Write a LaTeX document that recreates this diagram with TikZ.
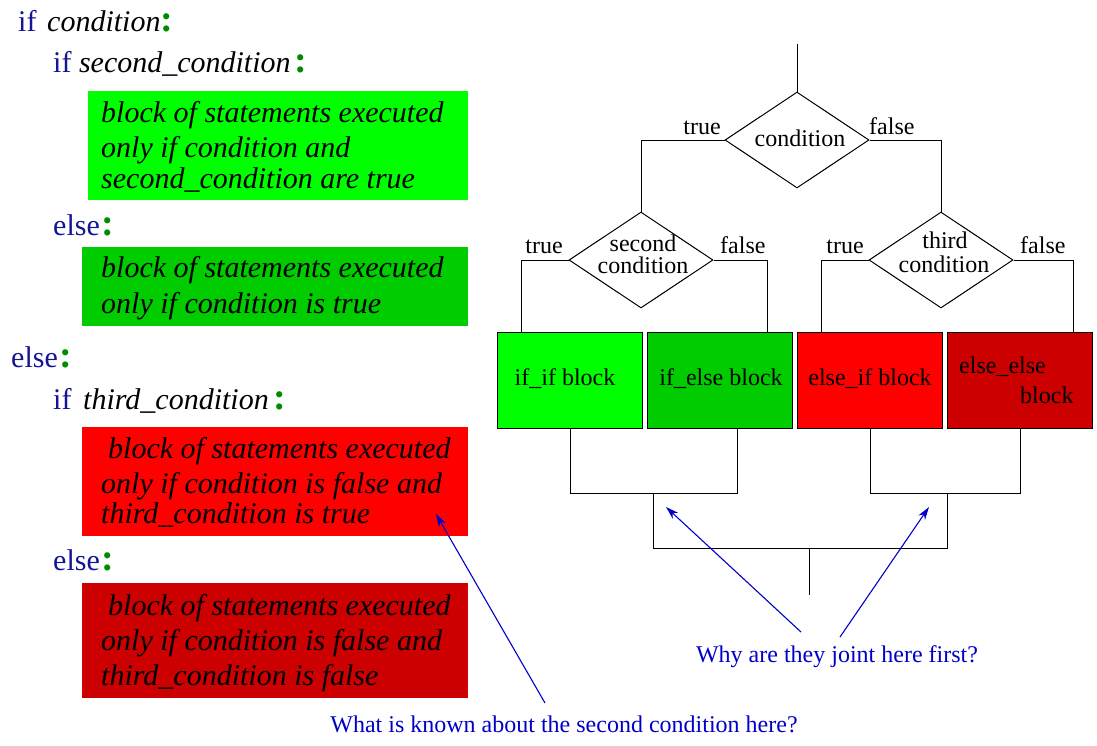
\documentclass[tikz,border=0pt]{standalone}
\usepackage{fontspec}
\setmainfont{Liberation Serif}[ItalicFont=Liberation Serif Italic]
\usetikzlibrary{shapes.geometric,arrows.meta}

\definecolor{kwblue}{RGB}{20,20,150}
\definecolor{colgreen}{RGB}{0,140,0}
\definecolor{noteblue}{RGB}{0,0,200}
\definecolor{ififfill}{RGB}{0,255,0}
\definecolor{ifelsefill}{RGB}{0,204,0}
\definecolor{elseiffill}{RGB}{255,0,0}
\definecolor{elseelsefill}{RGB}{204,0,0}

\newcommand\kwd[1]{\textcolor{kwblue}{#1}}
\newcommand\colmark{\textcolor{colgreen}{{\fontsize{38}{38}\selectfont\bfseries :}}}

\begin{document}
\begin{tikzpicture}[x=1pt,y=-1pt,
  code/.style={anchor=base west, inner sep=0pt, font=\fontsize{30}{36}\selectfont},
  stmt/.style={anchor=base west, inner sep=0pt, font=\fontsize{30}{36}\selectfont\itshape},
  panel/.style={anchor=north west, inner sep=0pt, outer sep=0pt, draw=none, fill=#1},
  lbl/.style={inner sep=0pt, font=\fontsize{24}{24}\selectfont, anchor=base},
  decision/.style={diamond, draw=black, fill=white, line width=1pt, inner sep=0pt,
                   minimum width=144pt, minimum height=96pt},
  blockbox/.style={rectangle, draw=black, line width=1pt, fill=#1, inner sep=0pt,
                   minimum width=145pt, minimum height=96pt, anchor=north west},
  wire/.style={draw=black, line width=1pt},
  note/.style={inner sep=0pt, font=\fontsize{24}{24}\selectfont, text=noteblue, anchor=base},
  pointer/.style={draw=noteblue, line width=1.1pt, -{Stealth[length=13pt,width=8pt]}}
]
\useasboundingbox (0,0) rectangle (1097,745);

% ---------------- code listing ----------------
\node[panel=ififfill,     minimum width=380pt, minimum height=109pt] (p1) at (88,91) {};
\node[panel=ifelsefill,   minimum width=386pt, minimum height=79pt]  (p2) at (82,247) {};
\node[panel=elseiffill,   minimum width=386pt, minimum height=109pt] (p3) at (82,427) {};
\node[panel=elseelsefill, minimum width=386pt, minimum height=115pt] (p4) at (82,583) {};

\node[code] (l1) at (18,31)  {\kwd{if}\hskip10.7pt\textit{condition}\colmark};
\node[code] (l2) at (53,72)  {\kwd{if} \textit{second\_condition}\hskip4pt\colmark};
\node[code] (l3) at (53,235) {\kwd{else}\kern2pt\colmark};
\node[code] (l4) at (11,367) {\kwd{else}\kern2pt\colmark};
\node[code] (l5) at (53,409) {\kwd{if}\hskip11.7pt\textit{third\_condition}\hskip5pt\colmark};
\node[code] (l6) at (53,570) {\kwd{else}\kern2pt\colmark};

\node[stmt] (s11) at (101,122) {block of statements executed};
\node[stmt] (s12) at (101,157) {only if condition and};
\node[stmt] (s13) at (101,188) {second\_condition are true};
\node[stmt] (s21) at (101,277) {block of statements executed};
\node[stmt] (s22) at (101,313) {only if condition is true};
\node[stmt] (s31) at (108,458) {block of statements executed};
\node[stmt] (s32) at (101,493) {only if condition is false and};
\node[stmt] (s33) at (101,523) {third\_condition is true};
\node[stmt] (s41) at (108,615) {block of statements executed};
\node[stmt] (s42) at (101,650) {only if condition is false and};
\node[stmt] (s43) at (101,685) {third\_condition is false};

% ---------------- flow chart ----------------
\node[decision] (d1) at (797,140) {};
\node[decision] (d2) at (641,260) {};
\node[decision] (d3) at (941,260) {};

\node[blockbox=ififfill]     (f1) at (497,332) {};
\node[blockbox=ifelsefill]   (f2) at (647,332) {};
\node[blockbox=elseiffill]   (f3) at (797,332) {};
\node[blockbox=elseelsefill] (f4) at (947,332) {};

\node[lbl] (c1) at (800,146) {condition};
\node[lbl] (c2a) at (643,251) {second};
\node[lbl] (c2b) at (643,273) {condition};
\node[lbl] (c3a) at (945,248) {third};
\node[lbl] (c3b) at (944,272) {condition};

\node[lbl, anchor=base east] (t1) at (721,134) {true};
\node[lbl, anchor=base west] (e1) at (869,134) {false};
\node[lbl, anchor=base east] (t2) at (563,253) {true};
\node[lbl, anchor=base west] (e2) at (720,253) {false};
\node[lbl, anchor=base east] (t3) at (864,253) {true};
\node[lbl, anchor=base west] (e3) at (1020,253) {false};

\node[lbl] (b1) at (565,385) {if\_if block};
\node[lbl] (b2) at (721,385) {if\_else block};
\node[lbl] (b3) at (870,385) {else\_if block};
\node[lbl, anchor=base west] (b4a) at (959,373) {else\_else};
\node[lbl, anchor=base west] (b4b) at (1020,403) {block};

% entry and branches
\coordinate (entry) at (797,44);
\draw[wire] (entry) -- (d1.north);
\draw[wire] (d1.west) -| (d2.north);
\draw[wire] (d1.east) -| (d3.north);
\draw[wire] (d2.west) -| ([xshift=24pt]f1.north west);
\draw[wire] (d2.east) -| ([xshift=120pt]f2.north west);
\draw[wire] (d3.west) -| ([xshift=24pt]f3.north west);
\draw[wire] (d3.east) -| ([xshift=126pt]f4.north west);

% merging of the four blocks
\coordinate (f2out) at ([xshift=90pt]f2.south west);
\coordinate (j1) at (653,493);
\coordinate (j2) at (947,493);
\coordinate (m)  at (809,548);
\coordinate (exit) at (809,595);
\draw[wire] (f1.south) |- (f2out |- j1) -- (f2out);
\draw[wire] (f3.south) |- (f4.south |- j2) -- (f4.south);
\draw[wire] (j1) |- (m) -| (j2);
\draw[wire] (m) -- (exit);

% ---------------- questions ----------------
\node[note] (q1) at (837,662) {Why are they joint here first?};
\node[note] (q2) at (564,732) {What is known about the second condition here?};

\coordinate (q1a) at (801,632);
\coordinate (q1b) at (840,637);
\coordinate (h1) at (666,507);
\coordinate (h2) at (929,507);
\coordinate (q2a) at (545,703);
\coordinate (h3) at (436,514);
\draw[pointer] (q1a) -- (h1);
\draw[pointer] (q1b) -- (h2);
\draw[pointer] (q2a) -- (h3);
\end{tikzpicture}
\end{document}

## Goal
Leave out the pictures and repeat exactly the lines from the start of the material through the line that contains "(0,0) rectangle (1097,745);", both included.

## Problem solution
Write a LaTeX document that recreates this diagram with TikZ.
\documentclass[tikz,border=0pt]{standalone}
\usepackage{fontspec}
\setmainfont{Liberation Serif}[ItalicFont=Liberation Serif Italic]
\usetikzlibrary{shapes.geometric,arrows.meta}

\definecolor{kwblue}{RGB}{20,20,150}
\definecolor{colgreen}{RGB}{0,140,0}
\definecolor{noteblue}{RGB}{0,0,200}
\definecolor{ififfill}{RGB}{0,255,0}
\definecolor{ifelsefill}{RGB}{0,204,0}
\definecolor{elseiffill}{RGB}{255,0,0}
\definecolor{elseelsefill}{RGB}{204,0,0}

\newcommand\kwd[1]{\textcolor{kwblue}{#1}}
\newcommand\colmark{\textcolor{colgreen}{{\fontsize{38}{38}\selectfont\bfseries :}}}

\begin{document}
\begin{tikzpicture}[x=1pt,y=-1pt,
  code/.style={anchor=base west, inner sep=0pt, font=\fontsize{30}{36}\selectfont},
  stmt/.style={anchor=base west, inner sep=0pt, font=\fontsize{30}{36}\selectfont\itshape},
  panel/.style={anchor=north west, inner sep=0pt, outer sep=0pt, draw=none, fill=#1},
  lbl/.style={inner sep=0pt, font=\fontsize{24}{24}\selectfont, anchor=base},
  decision/.style={diamond, draw=black, fill=white, line width=1pt, inner sep=0pt,
                   minimum width=144pt, minimum height=96pt},
  blockbox/.style={rectangle, draw=black, line width=1pt, fill=#1, inner sep=0pt,
                   minimum width=145pt, minimum height=96pt, anchor=north west},
  wire/.style={draw=black, line width=1pt},
  note/.style={inner sep=0pt, font=\fontsize{24}{24}\selectfont, text=noteblue, anchor=base},
  pointer/.style={draw=noteblue, line width=1.1pt, -{Stealth[length=13pt,width=8pt]}}
]
\useasboundingbox (0,0) rectangle (1097,745);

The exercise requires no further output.